All’indomani della fine della Seconda guerra mondiale, la Repubblica – durante i lavori dell’Assemblea costituente – pose “ai confini del federalismo” quelle Regioni che per specifiche ragioni etniche e storiche, culturali e linguistiche, non disgiunte da significative pressioni internazionali, richiedevano un inquadramento “speciale” nell’architettura del nuovo Stato, in base a un’adesione pattizia, fondata sul principio dottinario del contratto-scambio.

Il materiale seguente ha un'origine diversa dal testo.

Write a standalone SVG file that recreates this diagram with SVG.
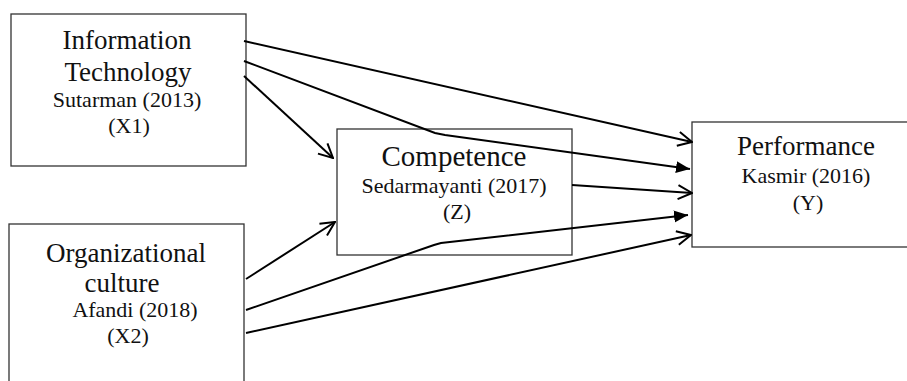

Le ragioni di allora, dopo settant’anni, sono mutate – per effetto del mutare della circostanza storica e della congiuntura economica – ma non son certo venute meno. Con buona pace dei numerosissimi detrattori della “specialità”, istituto irrevocabile poiché tutelato e garantito da accordi di natura internazionale. Oggi, di fronte alla più grave crisi dell’ultimo secolo, le ragioni di natura economica e sociale sono addirittura più rilevanti e più forti rispetto alle ragioni etniche, storiche, linguistiche, che a suo tempo militarono a favore del riconoscimento della specialità per le cinque regioni autonome.
Salvo la Provincia di Trento e quella di Bolzano, tutte le altre regioni a Statuto speciale godono di indiscutibili privilegi di natura economica e fiscale. E presentano una contabilità pubblica inaccettabile. Per contro, vi sono realtà “ordinarie”, come la Lombardia, che malgrado i limitati strumenti di auonomia politica e amministrativa, ben al di sotto di quelli connessi alla specialità, sono davvero virtuose. Perciò alla Lombardia dev’essere riconosciuta una porzione di “specialità”, che deve essere redistribuita su nuove basi, tenendo conto delle performance economiche e del rendimento istituzionale.
È giusto percorrere la strada del regionalismo a geometria variabile? Il federalismo a geometria variabile è garantito dall’art. 116, comma 3, della Costituzione, che permette alle Regioni a Statuto ordinario di accedere a un grado di autonomia paragonabile a quello contemplato dalla “specialità” delle Regioni autonome. Il referendum consultivo approvato ha una sua fondamentale importanza, perché la Lombardia ha già provato a percorrere questa strada nel 2007, tuttavia senza successo. Il fatto di aprire le trattative con il Governo per ottenere maggiori competenze sulla base dell’esito di un referendum consultivo è indubbiamente un elemento di grande forza. Perché – come diceva un grande Maestro, Gianfranco Miglio – “con il consenso della gente si può fare di tutto”. Il consenso della gente è il motore di ogni processo decisionale, di ogni cambiamento. Sarà poi la Corte a valutare la “temperatura” della “specialità” lombarda così ottenuta e a imporre al Parlamento le ratifiche costituzionali conseguenti.
La prospettiva di una Lombardia che possa godere di condizioni speciali di autonomia è l’unica strada per alleviare i drammatici risvolti di questa crisi che si sta abbattendo sulle famiglie e sulle imprese. Solo nell’autonomia politica e amministrativa la Lombardia può infatti trovare le ragioni di un suo concreto rilancio, tutelando la produzione economica dall’erosione fiscale e contributiva operata dallo Stato centrale sui gettiti locali; facendo altresì leva sulla virtuosità per ristabilire i necessari meccanismi di responsabilizzazione, trasparenza e partecipazione, nella gestione della cosa pubblica.
Ai cittadini lombardi, con il referendum approvato, semplicemente si chiede: siete d’accordo se percorriamo questa strada, aprendo questa partita negoziale con lo Stato di Roma? Se la Lombardia è in sé “speciale”, deve essere dotata di tutti quegli strumenti legislativi, fiscali e amministrativi, per potenziare e sviluppare questa sua oggettiva “specialità”. E a chi polemizza sui costi del referendum, occorre replicare che la democrazia non ha prezzo. I costi della democrazia, quando si tratta di consultare il popolo, ricorrendo a uno strumento di democrazia diretta, consensuale e partecipativa, non hanno ragione di essere posti come un elemento discriminante.